"I've never been caught," Bundy says. "I'm never that obvious. I'll maybe stop, catch a few minutes of 'Sex and the City,' and move on."
Bundy traces her condition back two years, when she first moved to Los Angeles from Texas where her 33 inches did her proud. Back in the Lone Star State, she insists, "nobody else had big TVs."
Other victims betray their condition through their wallets. Take John McGann, who told his wife last year he would only move the family from Venice Beach if he could have a pool and a 57-inch TV.
Turns out, he paid more for that TV--$10,500--than he did to furnish the new home--$7,000. And guess which item arrived at the house first? "I had this massive TV, and there was not a stick of furniture in the new house," says McGann, a real-estate appraiser who moved to Westchester in November.
Wouldn't that money have been useful for his retirement? "Oh, I'm 56," McGann says. "I've got plenty of time for that."
One more symptom of screen envy: loss of ability to communicate. "Why did I want this TV?" McGann repeats a question. "I just wanted it."
Which brings us back to Big TV Man, King of Los Angeles, or, at least, ruling demigod of any TV lovers who live in my Park La Brea apartment complex.

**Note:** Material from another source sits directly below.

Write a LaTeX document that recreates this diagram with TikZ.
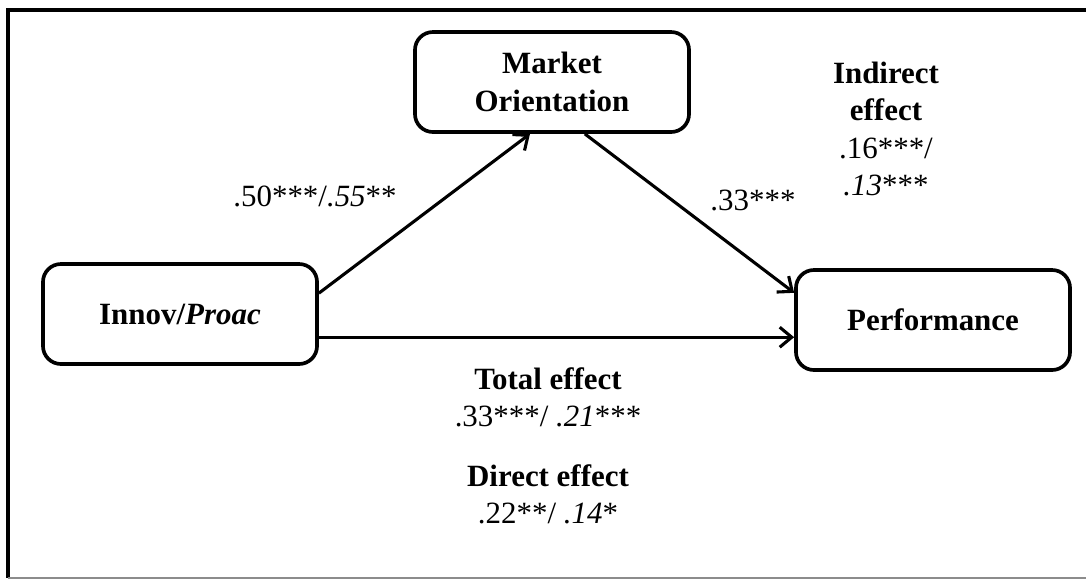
\documentclass[tikz,border=0pt]{standalone}
\usepackage{fontspec}
\setmainfont{Liberation Serif}
\usepackage{tikz}
\usetikzlibrary{shapes,arrows.meta,calc}
\tikzstyle{block} = [draw, rectangle, rounded corners=0.45cm, line width=2.6pt,
    minimum height=2.5cm, minimum width=6.85cm, align=center]
\tikzstyle{label} = [align=center, inner sep=0pt]
\tikzstyle{link} = [line width=2.2pt]

\begin{document}
\begin{tikzpicture}[x=0.025cm, y=-0.025cm, >={Straight Barb[length=0.3cm, width=0.5cm, line width=2.2pt]},
    font=\fontsize{22}{26.5}\selectfont]
    \useasboundingbox (0,0) rectangle (1086,581);
    % the frame, open on the right
    \draw [line width=2.4pt] (1086,10) -- (8,10) -- (8,578);
    \draw [line width=1pt, black!45] (8,578) -- (1086,578);
    % We start by placing the blocks
    \node [block] (mo) at (552,82) {\textbf{Market}\\\textbf{Orientation}};
    \node [block] (innov) at (180,314) {\textbf{Innov/\textit{Proac}}};
    \node [block] (perf) at (933,320) {\textbf{Performance}};

    % Once the nodes are placed, connecting them is easy.
    \draw [link,->] ([yshift=0.52cm]innov.east) -- ([xshift=-0.55cm]mo.south);
    \draw [link,->] ([xshift=0.82cm]mo.south) -- ([yshift=0.68cm]perf.west);
    \coordinate (low) at ([yshift=-0.58cm]innov.east);
    \draw [link,->] (low) -- (low -| perf.west);

    % the effects
    \node [label] (a) at (315,196) {.50***/\textit{.55}**};
    \node [label] (b) at (753,200) {.33***};
    \node [label] (ind) at (886,129) {\textbf{Indirect}\\\textbf{effect}\\.16***/\\\textit{.13}***};
    \node [label] (tot) at (548,397) {\textbf{Total effect}\\.33***/ \textit{.21}***};
    \node [label] (dir) at (548,494) {\textbf{Direct effect}\\.22**/ \textit{.14}*};
\end{tikzpicture}
\end{document}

Big TV Man is actually Ryan Snyder, a very forgiving urban planner who let me see his projection system even after I confessed about the laser pointer.
He insists that having a big screen "has never been really important to me." Easily said, given that Snyder's projection system, rigged through a healthy-sized TV that also sits in the living room, registers him immune from screen envy. His digital projector can make images as big or as small as he wants.
Now all he needs is to sell tickets and popcorn.